Именно этим, в частности, можно объяснить непонятное на первый взгляд превознесение роли Глинки как отца русской оперы в ущерб очевидным заслугам Верстовского в этой области. В плане конкурентной способности с европейскими музыкальными светилами Глинка, в их понимании, выигрывал у Верстовского.
Одоевский пытался это еще кое-как замаскировать, но другой друг Верстовского, Януарий Неверов, в статье, опубликованной в “Московском наблюдателе” в конце 1836 года, уже был, сравнивая Глинку с Верстовским, гораздо более бесцеремонным. Превознося Глинку как первого по-настоящему национального композитора, об операх Верстовского “Вадим” и “Аскольдова могила” он отзывался весьма пренебрежительно. В то же время “Жизнь за царя” Глинки, по мысли Неверова, станет “первою представительницею нашей народности” в Европе, которая “удивится этой новой не слыханной ею мелодии”. Европа, заявляет Неверов, еще будет учиться у России, “…юная, свежая, она своей национальностию должна обновить дряхлеющую художественную жизнь своей наставницы и внести в нее новые элементы”[102].
Прочитав такое, Верстовский смертельно обиделся. И небезосновательно: он счел своих друзей изменниками, а их превознесение новаторской роли Глинки – беспочвенным. Верстовский написал Одоевскому страстное и горькое письмо. Это один из самых откровенных и драматичных документов в истории русской музыки. Верстовский взывает к своему другу: “Я бы желал, чтоб ты выслушал финал третьего акта оперы «Аскольдова могила»: ты бы посовестился и уверился бы, что заря русской музыки занялась в Москве, а не в Петербурге. Я первый обожатель прекраснейшего таланта Глинки, но не хочу и не могу уступить права первенства”[103].
И далее Верстовский пытается обосновать свою позицию: “Ни в одной из моих опер нет торжественных маршей, польских мазурок, но есть неотъемлемые достоинства, приобретаемые большой практикой и знанием оркестра. Нет ораториального, нет лирического, да это ли нужно в опере? …В театр ходят не Богу молиться”[104].
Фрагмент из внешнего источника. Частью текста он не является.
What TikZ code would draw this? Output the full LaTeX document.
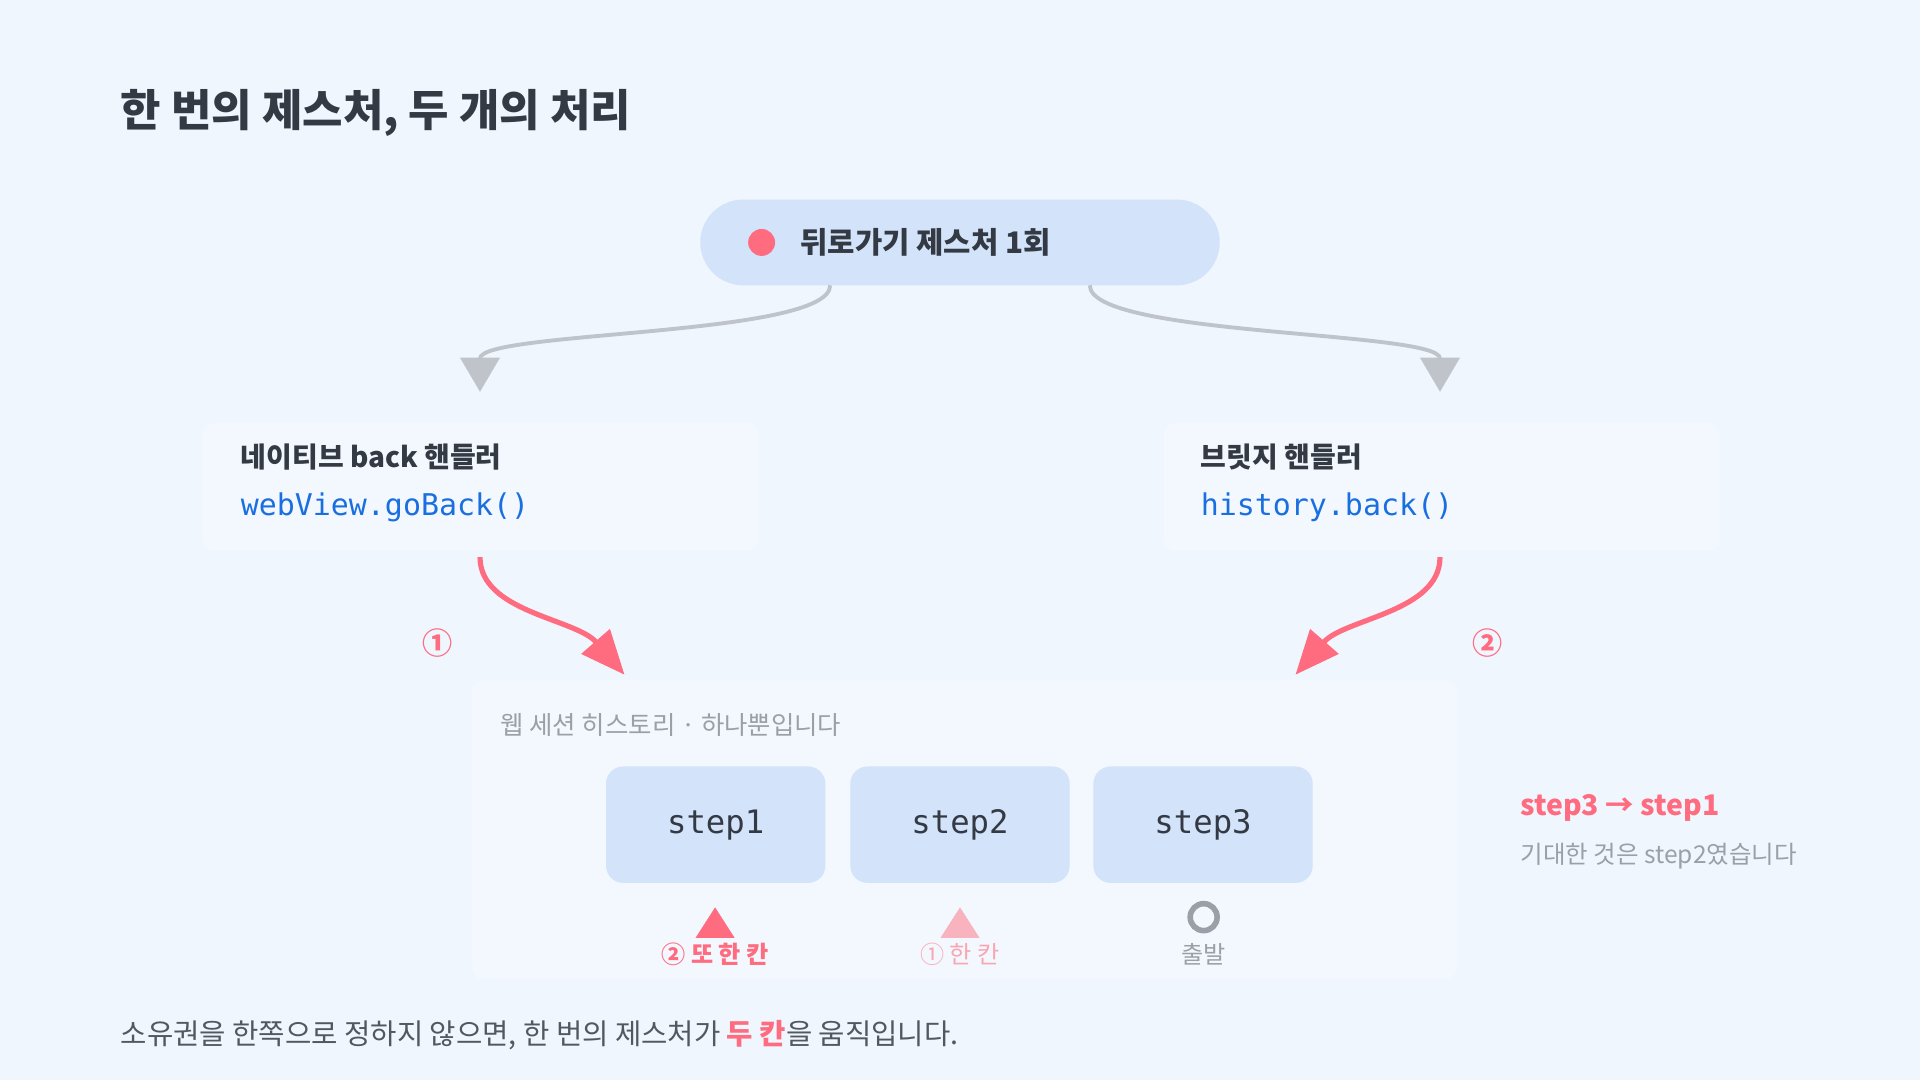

Как мы видим, Верстовский, которого впоследствии не раз обвиняли в черной зависти к Глинке, признаёт талант своего соперника, но не считает его оперу сценичной и способной завоевать успех у публики.
Верстовский был, разумеется, властолюбцем и честолюбцем, но отнюдь не безумцем или графоманом. У него была собственная эстетика, бывшая сложной амальгамой консервативных взглядов и романтических художественных приемов. Опиравшиеся на эту эстетику оперы Верстовского, ставившиеся Большим театром, пользовались неизменным, беспрецедентным успехом у московской аудитории, и это не могло не подкреплять уверенности Верстовского в правильности своего творческого метода.
Неожиданный успех “Жизни за царя” у прежде дружественной Верстовскому критики обескуражил его, но Верстовский не сложил оружия. Он продолжал писать оперы с желанием, по точному выражению Абрама Гозенпуда, “отвоевать утраченное первенство, дать бой Глинке и непременно выиграть его”[105]. Он лихорадочно перебирал сюжет за сюжетом, пока не остановился на только что появившемся романе “Тоска по родине” Загоскина, своего начальника по московским Императорским театрам.
Это была новая для Верстовского попытка сочинить оперу на современный сюжет – о романтическом путешествии русского дворянина в Испанию. В “Тоске по родине” Верстовский первым в русской опере ввел испанские танцевальные ритмы фанданго, болеро и хоты. Безусловно, это противопоставление русской и испанской музыки было сделано под прямым воздействием вызвавшего всеобщий восторг противопоставления русских и польских музыкальных идиом в “Жизни за царя”. Но и Глинка, надо полагать, знал об опытах Верстовского, когда через несколько лет сочинял свои знаменитые испанские увертюры – “Арагонскую хоту” и “Ночь в Мадриде”.